Wednesday, November 27, 2013

Survive the holidays with civility

We absolutely love this smart, witty, and helpful Guide to Civility from syndicated columnist Mark Shields and New York Times columnist David Brooks.

The best part? You can download it and use it as a placemat during one of the most politically and emotionally-charged events of the season: the Thanksgiving dining table. (Or any dining table filled with a variety of loved ones gathered for the holidays.)

Check out their advice for handling dicey topics ranging from politics, the economy, and more - all the while preserving a sense of family love.

It reminds us of what we're thankful for - reminders to practice civility and kindness each and every day! 

Happy Thanksgiving!

Monday, November 25, 2013

Be a light!

The holidays are here! Family, fellowship, food…and stress. Possibly a lot of it. Maybe even a little sadness, panic, or anxiety thrown into the mix.

It’s no secret that holidays are hard for a lot of people for a variety of reasons. And even people who adore holidays may find themselves succumbing to the ambient chaos of the season, when everything seems a little faster, busier, louder…and just more. More of everything.

Why not go a little easy on ourselves — and others? Why not shine a little light for the world around us?

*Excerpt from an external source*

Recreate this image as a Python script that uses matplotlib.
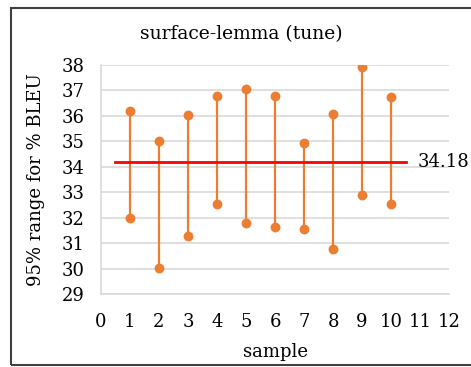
import numpy as np
import matplotlib.pyplot as plt

# 95% BLEU ranges per sample
samples = [1, 2, 3, 4, 5, 6, 7, 8, 9, 10]
upper = [36.2, 35.0, 36.05, 36.78, 37.05, 36.78, 34.95, 36.08, 37.92, 36.76]
lower = [32.0, 30.03, 31.28, 32.55, 31.8, 31.65, 31.55, 30.75, 32.9, 32.55]
mean_bleu = 34.18
mean_span = [0.5, 10.5]

plt.rcParams['font.family'] = ['DejaVu Serif']
orange = '#ED7D31'

fig = plt.figure(figsize=(4.71, 3.67), dpi=100)
ax = fig.add_axes([0.2144, 0.1989, 0.739, 0.624])

for s, lo, hi in zip(samples, lower, upper):
    ax.plot([s, s], [lo, hi], color=orange, lw=1.6, zorder=2)
ax.scatter(samples, upper, s=50, color=orange, zorder=3, linewidths=0)
ax.scatter(samples, lower, s=50, color=orange, zorder=3, linewidths=0)

ax.plot(mean_span, [mean_bleu, mean_bleu], color='#FF0000', lw=2, zorder=4)
ax.text(mean_span[1] + 0.4, mean_bleu, '%.2f' % mean_bleu, va='center',
        ha='left', fontsize=13, clip_on=False)

ax.set_xlim(0, 12)
ax.set_ylim(29, 38)
ax.set_xticks(range(0, 13))
ax.set_yticks(range(29, 39))
ax.tick_params(length=0, labelsize=13, pad=12)
ax.tick_params(axis='x', pad=14)
ax.grid(axis='y', color='#D9D9D9', lw=1.2)
ax.set_axisbelow(True)
for side in ['top', 'right']:
    ax.spines[side].set_visible(False)
ax.spines['left'].set_color('#D9D9D9')
ax.spines['bottom'].set_color('#D9D9D9')
ax.spines['left'].set_linewidth(1.2)
ax.spines['bottom'].set_linewidth(1.2)

ax.set_xlabel('sample', fontsize=13, labelpad=8)
ax.set_ylabel('95% range for % BLEU', fontsize=13, labelpad=12)
fig.text(0.513, 0.908, 'surface-lemma (tune)', ha='center', va='center', fontsize=13.5)

# outer frame
fig.patches.append(plt.Rectangle((11 / 471, 2 / 367), 1.0, 357 / 367,
                                 transform=fig.transFigure, fill=False,
                                 edgecolor='#404040', lw=1.5))

fig.savefig('out.png', dpi=100)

We suggest making an effort to illuminate the holidays with simple acts of kindness. We can cover a lot of ground here, but in today’s post, we’ll focus on something super simple yet often difficult: arriving on time.

It’s easy to feel scattered if one has a calendar filled with abundant holiday parties and plays, school and work functions, and at least one big family dinner. Arriving on time makes a world of difference, not only to your hosts, colleagues, friends, and family, but also to yourself.

Imagine allowing enough time for getting lost or bad traffic without worrying about being late. Imagine arriving at your destination feeling calm and collected, not flustered and hectic. Imagine not climbing over a sea of knees in an already-seated auditorium…joining dinner party conversation without any residual jitters…taking a breath to relax and enjoy yourself without rushing around.

Being on time might take practice for some of us—but what better time to start now? You may have to force yourself to leave at a time that feels unnaturally early until you have figured it out, but go ahead and do it…keeping appointments on a calendar you actually check helps, too.